The continued electrification of the automotive sector is bringing the challenges of battery electric vehicles (BEVs) into focus, particularly in terms of fast charging capability, safety aspects and range. High-energy cells offer potential solutions to these challenges, but are associated with reduced thermal stability, which increases the risk of thermal runaway (TR) and thermal propagation (TP). TR can be triggered either by inherent cell defects or by abuse. To ensure the safety of battery cells while maximising energy density is a significant challenge.
To reduce development times and optimise integration, a numerical model is proposed that takes into account the thermal behaviour of the battery cell and the entire battery pack in the early phase of development. The aim is to develop a parameterised model that is both simple and adaptable for different cell chemistries, while providing essential parameters to accelerate the development of an optimised propagation system.

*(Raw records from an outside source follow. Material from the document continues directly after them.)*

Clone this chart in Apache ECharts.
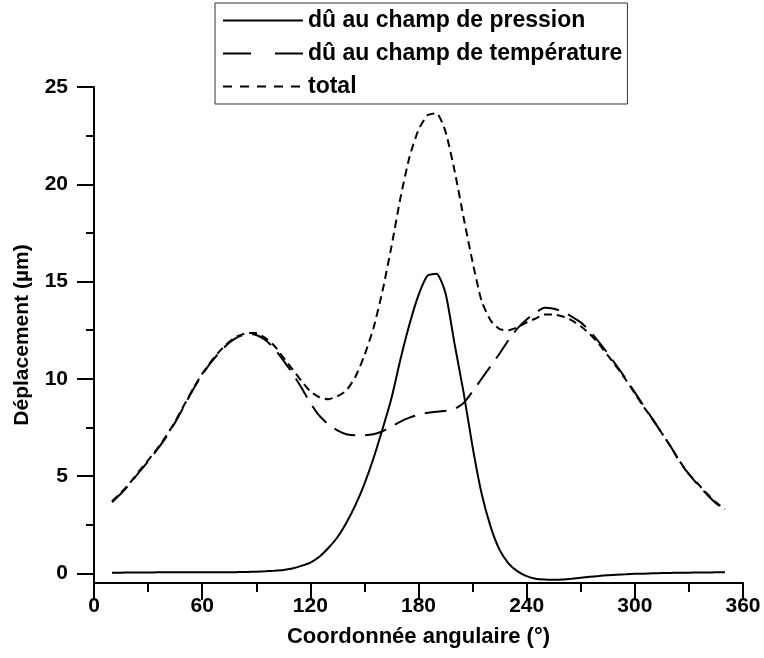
<!DOCTYPE html>
<html>
<head>
<meta charset="utf-8">
<script src="https://cdn.jsdelivr.net/npm/echarts@6/dist/echarts.min.js"></script>
<style>
html,body{margin:0;padding:0;background:#fff;}
#chart{width:764px;height:658px;}
</style>
</head>
<body>
<div id="chart"></div>
<script>
// Angular coordinate (degrees)
const angles = [10,15,20,25,30,35,40,45,50,55,60,65,70,75,80,85,90,95,100,105,110,115,120,125,130,135,140,145,150,155,160,165,170,175,180,185,190,195,200,205,210,215,220,225,230,235,240,245,250,255,260,265,270,275,280,285,290,295,300,305,310,315,320,325,330,335,340,345,350];

// Displacement due to the pressure field (µm)
const pression = [0.03,0.03,0.04,0.04,0.04,0.05,0.05,0.05,0.05,0.05,0.05,0.05,0.05,0.05,0.06,0.07,0.08,0.1,0.13,0.17,0.25,0.38,0.55,0.85,1.3,1.85,2.6,3.5,4.6,5.9,7.4,9.0,11.0,12.8,14.3,15.3,15.4,14.4,11.8,9.3,6.5,4.1,2.4,1.2,0.5,0.1,-0.15,-0.28,-0.32,-0.33,-0.32,-0.28,-0.23,-0.18,-0.14,-0.1,-0.07,-0.05,-0.03,-0.02,0.0,0.01,0.02,0.03,0.03,0.04,0.04,0.05,0.05];

// Displacement due to the temperature field (µm)
const temperature = [3.65,4.1,4.6,5.2,5.75,6.35,7.0,7.75,8.6,9.45,10.2,10.85,11.4,11.85,12.15,12.3,12.25,12.0,11.55,10.95,10.3,9.55,8.75,8.1,7.65,7.35,7.15,7.1,7.1,7.15,7.3,7.55,7.8,8.0,8.15,8.25,8.3,8.35,8.45,8.75,9.35,10.0,10.65,11.3,12.0,12.6,13.05,13.4,13.65,13.6,13.45,13.2,12.9,12.45,11.9,11.3,10.65,10.0,9.3,8.6,7.9,7.2,6.5,5.7,5.1,4.55,4.05,3.6,3.25];

// Total displacement (µm)
const total = [3.7,4.15,4.65,5.25,5.8,6.4,7.05,7.8,8.65,9.5,10.25,10.9,11.45,11.9,12.2,12.35,12.35,12.1,11.7,11.1,10.5,9.9,9.35,9.05,8.95,9.1,9.4,10.1,11.2,12.6,14.5,16.8,19.3,21.4,22.8,23.55,23.65,22.7,20.7,18.3,16.0,14.0,13.0,12.55,12.5,12.65,12.9,13.1,13.3,13.3,13.2,13.0,12.7,12.3,11.8,11.2,10.6,9.95,9.25,8.55,7.9,7.2,6.5,5.75,5.1,4.6,4.1,3.65,3.3];

// Tick labels
const yMajorTicks = [0,5,10,15,20,25];
const yMinorTicks = [2.5,7.5,12.5,17.5,22.5];

const seriesNames = ['dû au champ de pression','dû au champ de température','total'];

const pair = (vals) => angles.map((a,i) => [a, vals[i]]);

const FONT = 'Liberation Sans, Arial, sans-serif';
const chart = echarts.init(document.getElementById('chart'), null, {renderer:'canvas'});

const hiddenDot = { opacity: 0, borderWidth: 0 };

const option = {
  animation: false,
  backgroundColor: '#fff',
  grid: { left: 94, right: 21, top: 87, bottom: 75, containLabel: false },
  legend: {
    orient: 'vertical',
    left: 215, top: 3,
    padding: [6, 5, 6, 7],
    itemWidth: 80, itemHeight: 14, itemGap: 10,
    backgroundColor: '#fff',
    borderColor: '#333', borderWidth: 1,
    textStyle: { fontSize: 23, fontWeight: 'bold', color: '#000', fontFamily: FONT },
    data: [
      { name: seriesNames[0], itemStyle: hiddenDot, lineStyle: { type: 'solid', width: 2, color: '#000' } },
      { name: seriesNames[1], itemStyle: hiddenDot, lineStyle: { type: [28, 24], width: 2, color: '#000' } },
      { name: seriesNames[2], itemStyle: hiddenDot, lineStyle: { type: [9, 8], width: 2, color: '#000' } }
    ]
  },
  xAxis: {
    type: 'value', min: 0, max: 360, interval: 60,
    name: 'Coordonnée angulaire (°)', nameLocation: 'middle', nameGap: 43,
    nameTextStyle: { fontSize: 22, fontWeight: 'bold', color: '#000', fontFamily: FONT },
    axisLine: { show: true, onZero: false, lineStyle: { color: '#000', width: 2 } },
    axisTick: { show: true, length: 17, lineStyle: { color: '#000', width: 2 } },
    minorTick: { show: true, splitNumber: 2, length: 9, lineStyle: { color: '#000', width: 2 } },
    axisLabel: { margin: 13, fontSize: 21, fontWeight: 'bold', color: '#000', fontFamily: FONT },
    splitLine: { show: false }
  },
  yAxis: [
    {
      type: 'value', min: -0.5, max: 25,
      name: 'Déplacement (µm)', nameLocation: 'middle', nameGap: 61,
      nameTextStyle: { fontSize: 21, fontWeight: 'bold', color: '#000', fontFamily: FONT },
      axisLine: { show: true, onZero: false, lineStyle: { color: '#000', width: 2 } },
      axisTick: { show: true, length: 17, customValues: yMajorTicks, lineStyle: { color: '#000', width: 2 } },
      axisLabel: { margin: 26, customValues: yMajorTicks, fontSize: 21, fontWeight: 'bold', color: '#000', fontFamily: FONT },
      splitLine: { show: false }
    },
    {
      type: 'value', min: -0.5, max: 25, position: 'left',
      axisLine: { show: false, onZero: false },
      axisTick: { show: true, length: 8, customValues: yMinorTicks, lineStyle: { color: '#000', width: 2 } },
      axisLabel: { show: false },
      splitLine: { show: false }
    }
  ],
  series: [
    { name: seriesNames[0], type: 'line', data: pair(pression), symbol: 'none', smooth: 0.2,
      lineStyle: { color: '#000', width: 2, type: 'solid' }, itemStyle: { color: '#000' } },
    { name: seriesNames[1], type: 'line', data: pair(temperature), symbol: 'none', smooth: 0.2,
      lineStyle: { color: '#000', width: 2, type: [22, 10] }, itemStyle: { color: '#000' } },
    { name: seriesNames[2], type: 'line', data: pair(total), symbol: 'none', smooth: 0.2,
      lineStyle: { color: '#000', width: 2, type: [8, 5] }, itemStyle: { color: '#000' } }
  ]
};
chart.setOption(option);
</script>
</body>
</html>
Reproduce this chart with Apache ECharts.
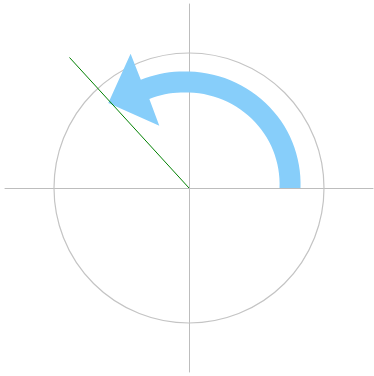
<!DOCTYPE html>
<html>
<head>
<meta charset="utf-8">
<script src="https://cdn.jsdelivr.net/npm/echarts@6/dist/echarts.min.js"></script>
<style>
  html, body { margin: 0; padding: 0; background: #fff; }
  #main { width: 374px; height: 376px; }
</style>
</head>
<body>
<div id="main"></div>
<script>
// axis extent and unit circle (same units on both axes)
var axisExtent = [-184, 184]
var circleRadius = [135]
// green ray from origin
var rayPoints = [[0, 0], [-119.5, 130.5]]
// arrow shaft: [angle deg, centre radius], and width
var shaftPath = [[0, 101], [30, 103], [60, 104.5], [90, 106], [114, 108]]
var shaftWidth = [21]
// arrow head corners as [angle deg, radius]
var headPoints = [[113.5, 146.5], [133.5, 117.2], [115.5, 69]]

var myChart = echarts.init(document.getElementById('main'))

function polar(api, a, r) {
  var rad = a * Math.PI / 180
  return api.coord([r * Math.cos(rad), r * Math.sin(rad)])
}

var axisCommon = {
  type: 'value',
  min: axisExtent[0],
  max: axisExtent[1],
  axisLine: { onZero: true, lineStyle: { color: '#bdbdbd', width: 1 } },
  axisTick: { show: false },
  axisLabel: { show: false },
  splitLine: { show: false },
}

myChart.setOption({
  animation: false,
  grid: { left: 5, right: 1, top: 4, bottom: 4 },
  xAxis: axisCommon,
  yAxis: axisCommon,
  series: [
    {
      type: 'custom',
      data: circleRadius,
      renderItem: function (params, api) {
        var c = api.coord([0, 0])
        var r = api.size([api.value(0), 0])[0]
        return {
          type: 'circle',
          shape: { cx: c[0], cy: c[1], r: r },
          style: { fill: 'none', stroke: '#c4c4c4', lineWidth: 1.2 },
        }
      },
    },
    {
      type: 'custom',
      data: shaftWidth,
      renderItem: function (params, api) {
        var w = api.value(0) / 2
        var outer = []
        var inner = []
        // interpolate between listed path points for a smooth band
        for (var i = 0; i < shaftPath.length - 1; i++) {
          var p0 = shaftPath[i], p1 = shaftPath[i + 1]
          for (var s = 0; s < 10; s++) {
            var t = s / 10
            var a = p0[0] + (p1[0] - p0[0]) * t
            var r = p0[1] + (p1[1] - p0[1]) * t
            outer.push(polar(api, a, r + w))
            inner.push(polar(api, a, r - w))
          }
        }
        var last = shaftPath[shaftPath.length - 1]
        outer.push(polar(api, last[0], last[1] + w))
        inner.push(polar(api, last[0], last[1] - w))
        var head = headPoints.map(function (p) { return polar(api, p[0], p[1]) })
        var pts = outer.concat(head).concat(inner.reverse())
        return {
          type: 'polygon',
          shape: { points: pts },
          style: { fill: '#87cefa', stroke: 'none' },
        }
      },
    },
    {
      type: 'line',
      data: rayPoints,
      symbol: 'none',
      lineStyle: { color: '#008000', width: 1 },
      z: 5,
    },
  ],
})
</script>
</body>
</html>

A three-dimensional heat propagation model is being developed using the commercially available software Ansys Fluent, based on a four-materialised Arrhenius equation that describes the thermal abuse mechanisms. In the first simulations, two cell chemistries, lithium cobalt oxide (LCO) and lithium iron phosphate (LFP), were analysed. The results of these initial simulations form the basis for the further development of the model, including the integration of additional materials and the expansion into a TP model, in order to enable a quick analysis of TP protection systems.